Steps to follow before Lending money to friends.

Posted on Posted in Personal Finance Advice

I have been fighting back writing a post like this. This issue was almost starting to eat me up so I finally decided to write about it so as to let some steam off. I have also decided to stop fretting about it; rather I will remain calm, learn one or two lessons from it and wait to and keep hoping for the best.

I had a similar experience while I was in the University but apparently, that did not teach me enough lessons as I have fallen victim again.

I lent several thousands of Naira, almost half a million to a good friend of mine. She came up with a very touching story and promised to pay back within 3 days in full, well 3 days has turned to 3 months. Not a kobo has even been paid as part payment , and all I keep getting from her are stories that touch the heart. Right now, I can’t reach her and she is off every social media.

What is most painful to me is that I lent her from my emergency funds. I do not keep money in cash form, so the only way I could meet her need was to empty my emergency funds account for her. Emergency funds are not to be touched except for emergencies, but I did what I did because I trusted her and, ‘ A friend in need, a friend indeed’.
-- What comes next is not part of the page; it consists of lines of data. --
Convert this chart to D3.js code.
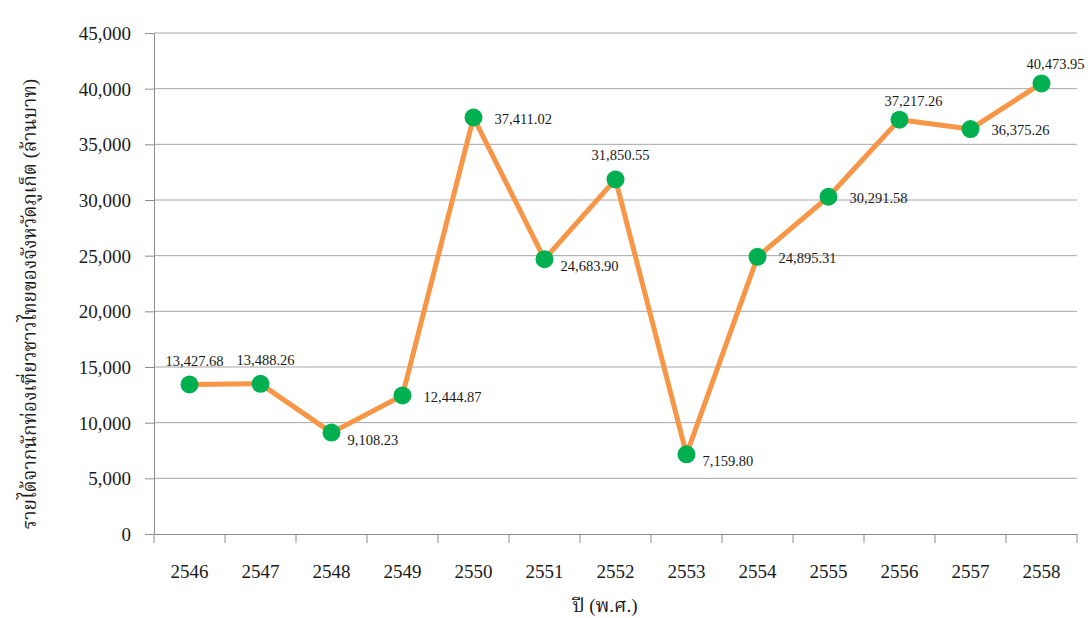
<!DOCTYPE html>
<html>
<head>
<meta charset="utf-8">
<script src="https://cdn.jsdelivr.net/npm/d3@7"></script>
<style>
  body { margin: 0; background: #fff; }
  text { font-family: "Liberation Serif", "Times New Roman", "Noto Serif Thai", "Noto Sans", serif; fill: #1a1a1a; }
</style>
</head>
<body>
<script>
// ปี (พ.ศ.)
var years = ["2546","2547","2548","2549","2550","2551","2552","2553","2554","2555","2556","2557","2558"];
// รายได้ (ล้านบาท)
var income = [13427.68, 13488.26, 9108.23, 12444.87, 37411.02, 24683.90, 31850.55, 7159.80, 24895.31, 30291.58, 37217.26, 36375.26, 40473.95];
var yTicks = [0, 5000, 10000, 15000, 20000, 25000, 30000, 35000, 40000, 45000];
var yTitle = "รายได้จากนักท่องเที่ยวชาวไทยของจังหวัดภูเก็ต (ล้านบาท)";
var xTitle = "ปี (พ.ศ.)";

function drawChart(){
    var width = 1088, height = 618;
    var left = 154, right = 1077, top = 33, bottom = 534;

    var svg = d3.select("body").append("svg")
        .attr("width", width)
        .attr("height", height);

    var xScale = d3.scaleBand().domain(years).range([left, right]);
    var yScale = d3.scaleLinear().domain([0, 45000]).range([bottom, top]);

    // gridlines
    svg.append("g").selectAll("line").data(yTicks.slice(1)).enter()
        .append("line")
        .attr("x1", left).attr("x2", right)
        .attr("y1", function(d){ return yScale(d); })
        .attr("y2", function(d){ return yScale(d); })
        .attr("stroke", "#a6a6a6").attr("stroke-width", 1);

    // y axis
    var yAxis = d3.axisLeft(yScale).tickValues(yTicks).tickSize(9).tickPadding(14)
        .tickFormat(d3.format(",")).tickSizeOuter(0);
    var yg = svg.append("g").attr("transform", "translate(" + left + ",0)").call(yAxis);
    yg.selectAll("line, path").attr("stroke", "#8c8c8c");
    yg.selectAll("text").attr("font-size", 19).attr("dy", "0.35em");

    // x axis, ticks between categories
    var xAxis = d3.axisBottom(xScale).tickSize(0).tickPadding(31).tickSizeOuter(0);
    var xg = svg.append("g").attr("transform", "translate(0," + bottom + ")").call(xAxis);
    xg.select("path").attr("stroke", "#8c8c8c");
    xg.selectAll("text").attr("font-size", 19);
    var bounds = years.map(function(d){ return xScale(d); }).concat([right]);
    xg.selectAll(".sep").data(bounds).enter().append("line")
        .attr("x1", function(d){ return d; }).attr("x2", function(d){ return d; })
        .attr("y1", 0).attr("y2", 9)
        .attr("stroke", "#8c8c8c");

    var cx = function(d, i){ return xScale(years[i]) + xScale.bandwidth() / 2; };

    // line
    var line = d3.line()
        .x(function(d, i){ return cx(d, i); })
        .y(function(d){ return yScale(d); });
    svg.append("path").datum(income)
        .attr("d", line)
        .attr("fill", "none")
        .attr("stroke", "#f79646")
        .attr("stroke-width", 5)
        .attr("stroke-linejoin", "round");

    // markers
    svg.append("g").selectAll("circle").data(income).enter()
        .append("circle")
        .attr("cx", cx)
        .attr("cy", function(d){ return yScale(d); })
        .attr("r", 9)
        .attr("fill", "#00b050");

    // labels: where each label sits relative to its point
    var place = {"2546":"above","2547":"above","2548":"belowright","2549":"right","2550":"right",
                 "2551":"belowright","2552":"above","2553":"belowright","2554":"right","2555":"right",
                 "2556":"aboveright","2557":"right","2558":"aboveright"};
    var fmt = d3.format(",.2f");
    svg.append("g").selectAll("text").data(income).enter()
        .append("text")
        .attr("font-size", 14.5)
        .attr("x", function(d, i){
            var p = place[years[i]], x = cx(d, i);
            if (p == "above") return x + 5;
            if (p == "aboveright") return x - 15;
            if (p == "belowright") return x + 16;
            return x + 21;
        })
        .attr("y", function(d, i){
            var p = place[years[i]], y = yScale(d);
            if (p == "above") return y - 24;
            if (p == "aboveright") return y - 19;
            if (p == "belowright") return y + 7;
            return y + 1;
        })
        .attr("dy", "0.35em")
        .attr("text-anchor", function(d, i){
            return place[years[i]] == "above" ? "middle" : "start";
        })
        .text(function(d){ return fmt(d); });

    // axis titles
    svg.append("text")
        .attr("transform", "translate(36," + 304 + ") rotate(-90)")
        .attr("text-anchor", "middle")
        .attr("font-size", 19)
        .text(yTitle);
    svg.append("text")
        .attr("x", 605).attr("y", 612)
        .attr("text-anchor", "middle")
        .attr("font-size", 19)
        .text(xTitle);
}
drawChart();
</script>
</body>
</html>
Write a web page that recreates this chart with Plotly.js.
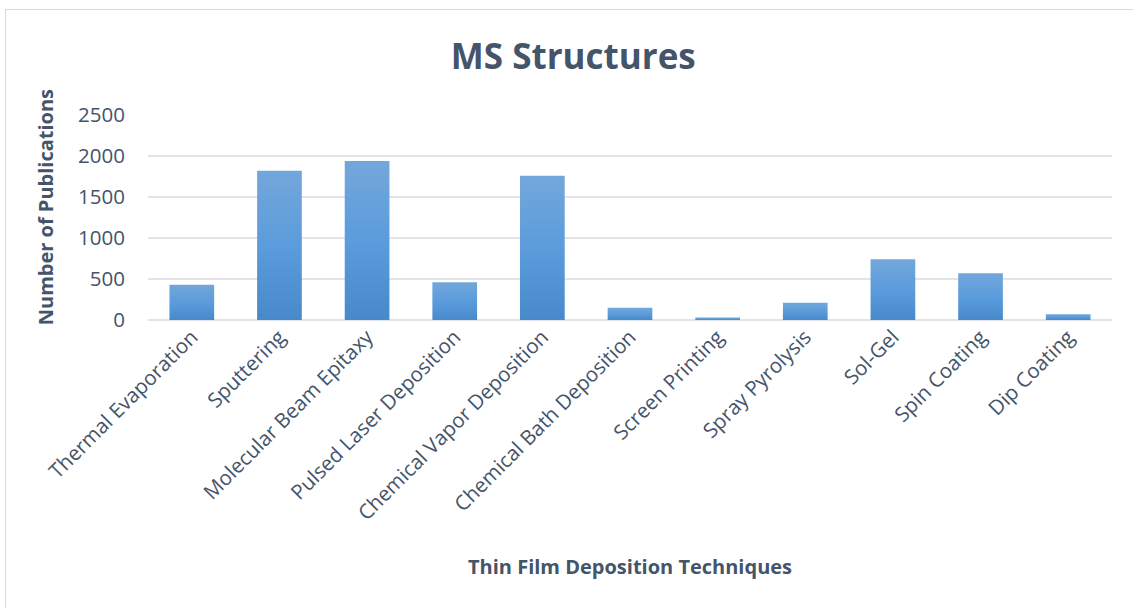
<!DOCTYPE html>
<html>
<head>
<meta charset="utf-8">
<script src="https://cdn.plot.ly/plotly-3.0.1.min.js"></script>
<style>
  html, body { margin: 0; padding: 0; background: #fff; overflow: hidden; }
  #wrap { position: relative; width: 1133px; height: 608px; }
  #chart { position: absolute; left: 0; top: 0; width: 1133px; height: 608px; }
  #frame { position: absolute; left: 5px; top: 9px; width: 1140px; height: 610px;
           border: 1px solid #d9d9d9; pointer-events: none; }
</style>
</head>
<body>
<div id="wrap">
  <div id="chart"></div>
  <div id="frame"></div>
</div>
<script>
const categories = [
  "Thermal Evaporation", "Sputtering", "Molecular Beam Epitaxy",
  "Pulsed Laser Deposition", "Chemical Vapor Deposition",
  "Chemical Bath Deposition", "Screen Printing", "Spray Pyrolysis",
  "Sol-Gel", "Spin Coating", "Dip Coating"
];
const publications = [430, 1820, 1940, 460, 1760, 150, 30, 210, 740, 570, 70];
const yTickValues = [0, 500, 1000, 1500, 2000, 2500];
const chartTitle = "MS Structures";
const xTitle = "Thin Film Deposition Techniques";
const yTitle = "Number of Publications";

const textColor = "#44546a";
const fontFam = "'Open Sans', 'Noto Sans', sans-serif";

const plotLeft = 148, plotRight = 1112, plotTop = 115, plotBottom = 320.5;
const W = 1133, H = 608;
const plotH = plotBottom - plotTop, plotW = plotRight - plotLeft;

const trace = {
  type: "bar",
  x: categories,
  y: publications,
  marker: { color: "#5b9bd5", line: { width: 0 } },
  hoverinfo: "x+y"
};

const layout = {
  width: W, height: H,
  margin: { l: plotLeft, r: W - plotRight, t: plotTop, b: H - plotBottom, pad: 0 },
  paper_bgcolor: "rgba(0,0,0,0)",
  plot_bgcolor: "rgba(0,0,0,0)",
  bargap: 0.49,
  showlegend: false,
  font: { family: fontFam, color: textColor },
  title: {
    text: chartTitle,
    font: { family: fontFam, size: 35, color: textColor, weight: "bold" },
    xref: "container", x: 0.506, xanchor: "center",
    yref: "container", y: 1 - 57 / H, yanchor: "middle"
  },
  xaxis: {
    type: "category",
    tickangle: -45,
    tickfont: { family: fontFam, size: 20.5, color: textColor },
    showgrid: false,
    showline: false,
    ticks: "",
    automargin: false,
    fixedrange: true
  },
  yaxis: {
    range: [0, 2500],
    tickvals: yTickValues,
    ticktext: yTickValues.map(String),
    tickfont: { family: fontFam, size: 20.5, color: textColor },
    showgrid: true,
    gridcolor: "#e1e4e9",
    gridwidth: 1.5,
    zeroline: true,
    zerolinecolor: "#e1e4e9",
    zerolinewidth: 1.5,
    showline: false,
    ticks: "",
    ticklabelstandoff: 22,
    automargin: false,
    fixedrange: true
  },
  annotations: [
    {
      text: "<b>" + xTitle + "</b>",
      xref: "paper", yref: "paper",
      x: 0.5, y: (plotBottom - 568) / plotH,
      xanchor: "center", yanchor: "middle",
      showarrow: false,
      font: { family: fontFam, size: 20, color: textColor }
    },
    {
      text: "<b>" + yTitle + "</b>",
      xref: "paper", yref: "paper",
      x: (45 - plotLeft) / plotW, y: (plotBottom - 207.5) / plotH,
      xanchor: "center", yanchor: "middle",
      textangle: -90,
      showarrow: false,
      font: { family: fontFam, size: 20, color: textColor }
    }
  ]
};

function applyGradient(gd) {
  const svg = gd.querySelector("svg.main-svg");
  if (!svg) return;
  const NS = "http://www.w3.org/2000/svg";
  let defs = svg.querySelector("defs");
  if (!defs) { defs = document.createElementNS(NS, "defs"); svg.insertBefore(defs, svg.firstChild); }
  const grad = document.createElementNS(NS, "linearGradient");
  grad.setAttribute("id", "barGrad");
  grad.setAttribute("x1", "0"); grad.setAttribute("y1", "0");
  grad.setAttribute("x2", "0"); grad.setAttribute("y2", "1");
  [["0", "#73a7da"], ["0.5", "#5b9cdc"], ["1", "#4789ca"]].forEach(([o, c]) => {
    const s = document.createElementNS(NS, "stop");
    s.setAttribute("offset", o); s.setAttribute("stop-color", c);
    grad.appendChild(s);
  });
  defs.appendChild(grad);
  gd.querySelectorAll(".barlayer .point path").forEach(p => {
    p.style.fill = "url(#barGrad)";
  });
}

Plotly.newPlot("chart", [trace], layout, { displayModeBar: false, staticPlot: true })
  .then(applyGradient);
</script>
</body>
</html>
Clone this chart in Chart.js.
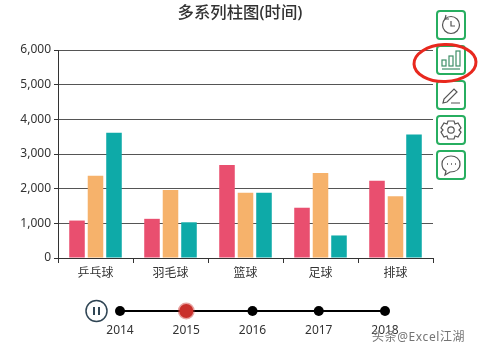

“Neither a borrower nor a lender be, for loan oft loses both itself and friend .” These famous words came from Polonius, Shakespeare’s chief counselor to King Claudius in Hamlet.  Polonius knew that a loan to a friend or family member often results in the loss of both the money and the relationship.

A loan to a friend does not always have to end in the loss of both the friendship and the money. Some have advised me that I should never lend money to a friend again, but then what are friends for, if we can’t help each other?

I have learnt a few lessons and I have drawn up new set of rules that I will use before I lend money to a friend.

  • Remove all sentiments and think properly: I got overly sentimental and didn’t analyze the whole situation, because looking back now, her stories from the start did not add up. Before you lend to a friend, think well. Financial stress can turn that dear friend of yours into a little liar. My friend played a fast one on me because she knows I can be very sentimental.
  • Do not trust anyone: I trusted my friend too much. I still can’t believe that she played on me because I have known her for over 7 years. Well, I have learnt in a hard way never to trust anyone. People change over night dearies.
  • Lend money from your excess  cash: By cash here, I mean disposable income. Do not lend from your savings or emergency funds like I did. Let your savings be your savings, let your emergency funds be for your emergencies. If I had applied this rule, I won’t be wallowing in pain now because I won’t have had any cash to lend in the first place. Now I have to start rebuilding my emergency fund account. I believe God for a miracle.


  • Know where your borrower lives : It dawned on me that I knew not my girlfriend very well. They had moved houses in May this year, and I kept promising to come visit her at their new place. Well, she is not willing to invite me over again for fear of harassment I guess.


  • Re-confirm the employment / business status of the borrower : Do not be too quick to lend, carry out an independent check. Is he/she still at his/her place at work? Is his/her business still up and running? I was met with a rude shock when I learnt that my friend had been on suspension at her place of work for about 2 weeks prior to when I lent her the  money.


  • Have an agreement: Don’t be too casual when lending large sums of money. Have a proper agreement that will state terms of payment. If possible, let him/her give you a guarantor. In my case, I contacted my friend’s hubby, and he told me politely that he was not initially involved in the transaction and does not wish to be disturbed again.


  • Give rather than lend and if lending, lend only an amount you can afford to lose: If you get paid back, hurray; if not, at least you will feel good that you helped a friend. I always apply this rule, sadly I threw it into the winds that day.

Finally,  It’s okay to politely say no and do not feel embarrassed about it.